La principale contribution d’Inside the Local Campaign relève de l'utilisation claire et transparente de différents types de données, essentiellement qualitatives, afin de documenter les pratiques déployées à l’échelle locale par les acteurs politiques fédéraux en 2021. Ainsi, il est intéressant de rappeler qu’« avec peu (ou pas) de préavis, Élections Canada met en œuvre un système national de gestion des élections locales pour chaque élection » (45). Pour les partis politiques, préparer une campagne locale débute avec un processus de sélection des candidats et candidates, ce qui peut présenter son lot de défis. En particulier, les partis doivent composer avec la volonté de maintenir un processus démocratique dynamique au sein des organisations locales tout en assurant la diversité des candidatures au niveau national (92). Ils doivent parfois ajouter à ces considérations la présence de ministres sortants (128) et l'intérêt de recruter des candidats vedettes (107).

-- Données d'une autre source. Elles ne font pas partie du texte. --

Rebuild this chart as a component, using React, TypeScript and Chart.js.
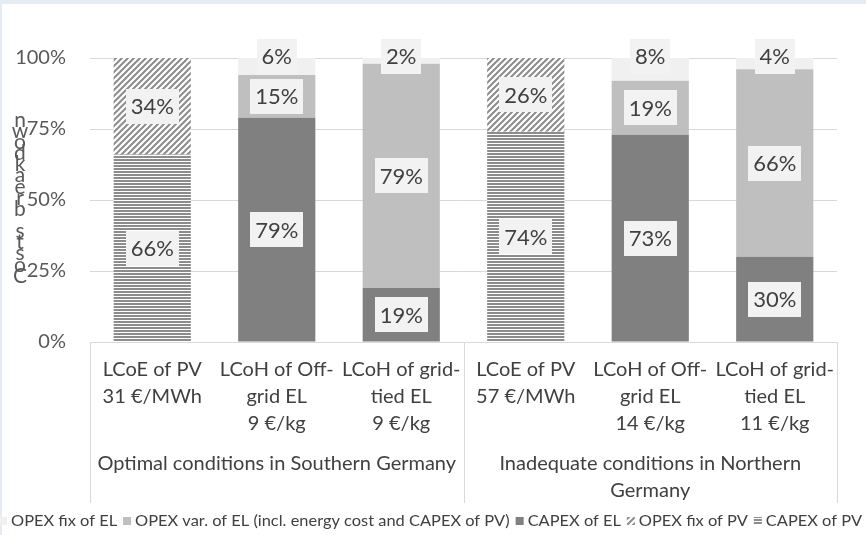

Plusieurs entretiens offrent aussi la perspective de praticiens sur le travail de campagne. Ainsi, sur la pertinence de participer aux débats locaux, l'un d'entre eux notera que c'est une question de chiffres : « S'il y a quarante, cinquante personnes à un débat, probablement dix de ces personnes peuvent être influencées… Si nous pouvons aller au centre-ville et frapper à cinquante portes et parler à vingt personnes, c'est une meilleure utilisation de notre temps » (333). Des études de cas enrichissent également l'ouvrage. Le cas du candidat vedette québécois Alexandre Boulerice et du degré de latitude qui lui est offert par le Nouveau Parti démocratique permet d'illustrer la complexité d'arrimer les communications locales au plan stratégique national dans le contexte canadien (300). Plusieurs passages font par ailleurs état de l'impact du contexte pandémique sur les activités électorales (17–19). Considérant que les campagnes canadiennes ont peu évolué depuis la fin du XXe siècle (21), les passages les plus pertinents apparaissent toutefois être ceux examinant l'impact des technologies numériques sur les campagnes locales. Par exemple, il sera noté que « la technologie semble avoir accru le contrôle du parti central sur les activités de pointage local » (231) et qu’« à l'ère du numérique, la production de nouvelles locales n'est plus une activité rentable » (318).
Quelques limites à l'ouvrage peuvent être soulevées. D'abord, il faut rappeler qu’Inside the Local Campaign est une contribution descriptive. Alors que « nous savons peu de choses sur l'impact réel des campagnes locales sur le comportement des électeurs au Canada » (8), les analyses présentées ne permettent pas de mieux comprendre dans quelle mesure les candidatures vedettes, les débats locaux, les publicités numériques et les pancartes influencent le comportement des électeurs. De plus, l'exhaustivité du livre et de ses 17 chapitres entraîne par moment une certaine redondance des sujets abordés. Finalement, la perspective théorique est peu mobilisée dans le livre, sauf à quelques exceptions. Les auteurs reprennent, par exemple, à de multiples reprises (9, 86, 174, 191, 271, 286) l'idée préconisée par R. K. Carty (Reference Carty2002) selon laquelle il serait utile de considérer « les partis canadiens comme des organisations de franchise, où les franchiseurs (les partis) concluent des accords de licence avec des franchisés locaux (les candidats) qui tirent parti des réseaux communautaires et répondent au marché local » (9). Ce type d'ancrage théorique est pertinent et aurait pu être davantage exploité.
Somme toute, Inside the Local Campaign demeure un ouvrage bien écrit et agréable à lire. À travers cette collaboration, les auteurs offrent une contribution intéressante à la littérature sur la communication politique au Canada.